* **WHAT IS NEEDED**: Pictures do not belong in your copy. Repeat all the other data exactly.

─── DATA BLOCK ───

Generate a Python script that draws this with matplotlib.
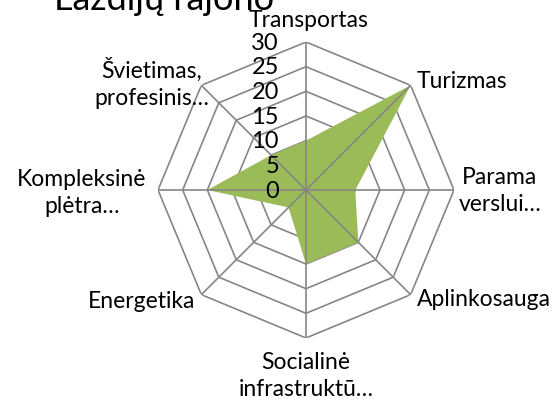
import numpy as np
import matplotlib
matplotlib.use('Agg')
import matplotlib.pyplot as plt

plt.rcParams['font.family'] = ['Lato', 'DejaVu Sans']

# data
title = 'Lazdijų rajono'
categories = ['Transportas', 'Turizmas', 'Parama\nverslui…', 'Aplinkosauga',
              'Socialinė\ninfrastruktū…', 'Energetika', 'Kompleksinė\nplėtra…',
              'Švietimas,\nprofesinis…']
values = [10, 30, 10, 15, 15, 5, 20, 10]
r_ticks = [0, 5, 10, 15, 20, 25, 30]

# label placement (pixel offsets from the outer vertex)
label_offsets = [(3, 23), (6, 5), (46, 0), (6, -4), (0, -37), (-6, -6), (-76, -2), (-50, 3)]
label_ha = ['center', 'left', 'center', 'left', 'center', 'right', 'center', 'center']

W, H = 560, 406
cx, cy, rad = 306, 191, 148
grid_color = '#868686'
fill_color = '#9BBB59'
fs = 16.5

fig = plt.figure(figsize=(W / 100, H / 100), dpi=100)
ax = fig.add_axes([(cx - rad) / W, (H - cy - rad) / H, 2 * rad / W, 2 * rad / H], polar=True)
ax.set_theta_zero_location('N')
ax.set_theta_direction(-1)
ax.set_ylim(0, 30)
ax.grid(False)
ax.spines['polar'].set_visible(False)
ax.set_xticks([])
ax.set_yticks([])
ax.patch.set_alpha(0)

n = len(categories)
theta = np.linspace(0, 2 * np.pi, n, endpoint=False)
theta_c = np.append(theta, theta[0])

# polygon rings
for r in r_ticks[1:]:
    ax.plot(theta_c, [r] * (n + 1), color=grid_color, lw=1.2, zorder=1)

# data area
ax.fill(theta_c, values + values[:1], color=fill_color, lw=0, zorder=2)

# spokes
for t in theta:
    ax.plot([t, t], [0, r_ticks[-1]], color=grid_color, lw=1.2, zorder=3)

# radial tick labels
for r in r_ticks:
    ax.annotate(str(r), xy=(0, r), xytext=(-27 * 0.72, 0), textcoords='offset points',
                ha='right', va='center', fontsize=17, zorder=4)

# category labels
for t, lab, (dx, dy), ha in zip(theta, categories, label_offsets, label_ha):
    ax.annotate(lab, xy=(t, r_ticks[-1]), xytext=(dx * 0.72, dy * 0.72), textcoords='offset points',
                ha=ha, va='center', multialignment='center', fontsize=fs, linespacing=1.4,
                annotation_clip=False)

fig.text(164 / W, 1 - 10 / H, title, ha='center', va='baseline', fontsize=26)

fig.savefig('out.png', dpi=100)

───

* **ANSWER TO THE PROBLEM**:
Generate a Python script that draws this with matplotlib.
import numpy as np
import matplotlib
matplotlib.use('Agg')
import matplotlib.pyplot as plt

plt.rcParams['font.family'] = ['Lato', 'DejaVu Sans']

# data
title = 'Lazdijų rajono'
categories = ['Transportas', 'Turizmas', 'Parama\nverslui…', 'Aplinkosauga',
              'Socialinė\ninfrastruktū…', 'Energetika', 'Kompleksinė\nplėtra…',
              'Švietimas,\nprofesinis…']
values = [10, 30, 10, 15, 15, 5, 20, 10]
r_ticks = [0, 5, 10, 15, 20, 25, 30]

# label placement (pixel offsets from the outer vertex)
label_offsets = [(3, 23), (6, 5), (46, 0), (6, -4), (0, -37), (-6, -6), (-76, -2), (-50, 3)]
label_ha = ['center', 'left', 'center', 'left', 'center', 'right', 'center', 'center']

W, H = 560, 406
cx, cy, rad = 306, 191, 148
grid_color = '#868686'
fill_color = '#9BBB59'
fs = 16.5

fig = plt.figure(figsize=(W / 100, H / 100), dpi=100)
ax = fig.add_axes([(cx - rad) / W, (H - cy - rad) / H, 2 * rad / W, 2 * rad / H], polar=True)
ax.set_theta_zero_location('N')
ax.set_theta_direction(-1)
ax.set_ylim(0, 30)
ax.grid(False)
ax.spines['polar'].set_visible(False)
ax.set_xticks([])
ax.set_yticks([])
ax.patch.set_alpha(0)

n = len(categories)
theta = np.linspace(0, 2 * np.pi, n, endpoint=False)
theta_c = np.append(theta, theta[0])

# polygon rings
for r in r_ticks[1:]:
    ax.plot(theta_c, [r] * (n + 1), color=grid_color, lw=1.2, zorder=1)

# data area
ax.fill(theta_c, values + values[:1], color=fill_color, lw=0, zorder=2)

# spokes
for t in theta:
    ax.plot([t, t], [0, r_ticks[-1]], color=grid_color, lw=1.2, zorder=3)

# radial tick labels
for r in r_ticks:
    ax.annotate(str(r), xy=(0, r), xytext=(-27 * 0.72, 0), textcoords='offset points',
                ha='right', va='center', fontsize=17, zorder=4)

# category labels
for t, lab, (dx, dy), ha in zip(theta, categories, label_offsets, label_ha):
    ax.annotate(lab, xy=(t, r_ticks[-1]), xytext=(dx * 0.72, dy * 0.72), textcoords='offset points',
                ha=ha, va='center', multialignment='center', fontsize=fs, linespacing=1.4,
                annotation_clip=False)

fig.text(164 / W, 1 - 10 / H, title, ha='center', va='baseline', fontsize=26)

fig.savefig('out.png', dpi=100)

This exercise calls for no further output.